In 2009, Mičovský became a whistleblower over suspicions that the state-owned forestry company LESY SR (which he had worked for since 2002) was losing millions of euros due to corruption and a lack of transparency in its allocation of hunting grounds. He resigned from the company in January 2010.

From 2012 to 2016, Mičovský was a member of the National Council during the 2012-2016 term, being elected as an OĽaNO member.

Mičovský announced his resignation on 25 May 2021 after his nomination for chair of the Slovak Land Fund, Gabriela Bartošová was arrested and charged in relation with a bribery case. He recommended Martin Fecko as his replacement. On 7 June, Mičovský attempted to rescind his resignation after "supportive reactions" and a petition asking him not to "run away from the fight", but as there is no grounds for this in the Slovak constitution, Prime Minister of Slovakia Eduard Heger was allowed to nominate a replacement to Mičovský's post. He was replaced by Samuel Vlčan, a former banker who was a secretary of state at the ministry for a period in 2020.

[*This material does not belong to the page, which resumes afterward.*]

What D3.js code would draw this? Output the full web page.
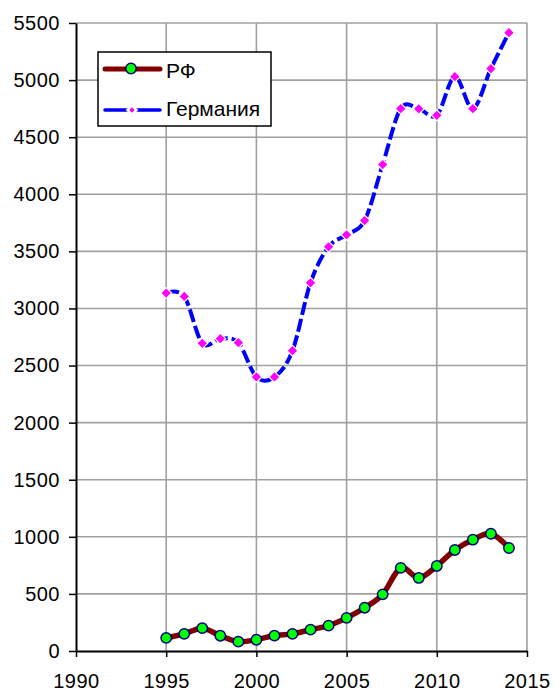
<!DOCTYPE html>
<html><head><meta charset="utf-8">
<script src="https://cdn.jsdelivr.net/npm/d3@7"></script>
<style>body{margin:0;background:#fff;} svg{display:block;}</style>
</head><body>
<svg id="c" width="555" height="695"></svg>
<script>
const years = [1995,1996,1997,1998,1999,2000,2001,2002,2003,2004,2005,2006,2007,2008,2009,2010,2011,2012,2013,2014];
const rf = [115,150,200,134,82,99,135,150,187,222,290,379,496,728,640,745,885,975,1027,902];
const germany = [3135,3105,2695,2735,2700,2400,2400,2630,3225,3540,3645,3770,4260,4750,4748,4692,5030,4750,5100,5415];
const xTicks = [1990,1995,2000,2005,2010,2015];
const yTicks = [0,500,1000,1500,2000,2500,3000,3500,4000,4500,5000,5500];
const seriesNames = ["РФ","Германия"];

const svg = d3.select("#c");
const L=76, R=527, T=23, B=651;
const x = d3.scaleLinear().domain([1990,2015]).range([L,R]);
const y = d3.scaleLinear().domain([0,5500]).range([B,T]);
const font = "'Liberation Sans', Arial, sans-serif";

// gridlines
svg.append("g").selectAll("line").data(yTicks.slice(1)).join("line")
  .attr("x1",L).attr("x2",R).attr("y1",d=>y(d)).attr("y2",d=>y(d))
  .attr("stroke","#a0a0a0").attr("stroke-width",1.6);
svg.append("g").selectAll("line").data(xTicks.slice(1)).join("line")
  .attr("y1",T).attr("y2",B).attr("x1",d=>x(d)).attr("x2",d=>x(d))
  .attr("stroke","#a0a0a0").attr("stroke-width",1.6);

// axes
const yAxis = d3.axisLeft(y).tickValues(yTicks).tickFormat(d3.format("d")).tickSize(7).tickPadding(9).tickSizeOuter(0);
const gy = svg.append("g").attr("transform",`translate(${L},0)`).call(yAxis);
const xAxis = d3.axisBottom(x).tickValues(xTicks).tickFormat(d3.format("d")).tickSize(6).tickPadding(17).tickSizeOuter(0);
const gx = svg.append("g").attr("transform",`translate(0,${B})`).call(xAxis);
[gx,gy].forEach(g=>{
  g.select(".domain").attr("stroke","#000").attr("stroke-width",2);
  g.selectAll(".tick line").attr("stroke","#000").attr("stroke-width",1.5);
  g.selectAll(".tick text").attr("fill","#000").style("font-family",font)
    .style("font-size","20px").style("letter-spacing","0.5px");
});

const line = d3.line().curve(d3.curveCatmullRom.alpha(0)).x((d,i)=>x(years[i])).y(d=>y(d));

// Germany
svg.append("path").datum(germany).attr("d",line).attr("fill","none")
  .attr("stroke","#0000ff").attr("stroke-width",4).attr("stroke-dasharray","13,4");
const diamond = d3.symbol().type(d3.symbolSquare).size(60);
svg.append("g").selectAll("path").data(germany).join("path")
  .attr("d",diamond).attr("transform",(d,i)=>`translate(${x(years[i])},${y(d)}) rotate(45)`)
  .attr("fill","#ff00ff").attr("stroke","#fff").attr("stroke-width",1.2);

// RF
svg.append("path").datum(rf).attr("d",line).attr("fill","none")
  .attr("stroke","#800000").attr("stroke-width",5.5);
svg.append("g").selectAll("circle").data(rf).join("circle")
  .attr("cx",(d,i)=>x(years[i])).attr("cy",d=>y(d)).attr("r",5.2)
  .attr("fill","#00ff00").attr("stroke","#000080").attr("stroke-width",1.5);

// legend
const lg = svg.append("g");
lg.append("rect").attr("x",98).attr("y",52).attr("width",173).attr("height",74)
  .attr("fill","#fff").attr("stroke","#000").attr("stroke-width",1.5);
lg.append("line").attr("x1",105).attr("x2",160).attr("y1",69).attr("y2",69)
  .attr("stroke","#800000").attr("stroke-width",5).attr("stroke-linecap","round");
lg.append("circle").attr("cx",131).attr("cy",68.5).attr("r",5.2)
  .attr("fill","#00ff00").attr("stroke","#000080").attr("stroke-width",1.5);
lg.append("line").attr("x1",105).attr("x2",160).attr("y1",110).attr("y2",110)
  .attr("stroke","#0000ff").attr("stroke-width",3.5).attr("stroke-linecap","round");
lg.append("path").attr("d",d3.symbol().type(d3.symbolSquare).size(40)).attr("transform","translate(132,110) rotate(45)")
  .attr("fill","#ff00ff").attr("stroke","#fff").attr("stroke-width",2.5);
lg.selectAll("text").data(seriesNames).join("text")
  .attr("x",166).attr("y",(d,i)=>[78,116][i]).text(d=>d)
  .style("font-family",font).style("font-size","21px").attr("fill","#000");
</script>
</body></html>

Mičovský returned to the National Council as a deputy on 15 June 2021, sitting as part of the OĽaNO group. He resigned from OĽaNO in January 2022, saying that he had lost confidence in the party's ability to deal with corruption. Plus jeden deň later reported that Mičovský was working closely with For the People, another anti-corruption party which forms part of the coalition government.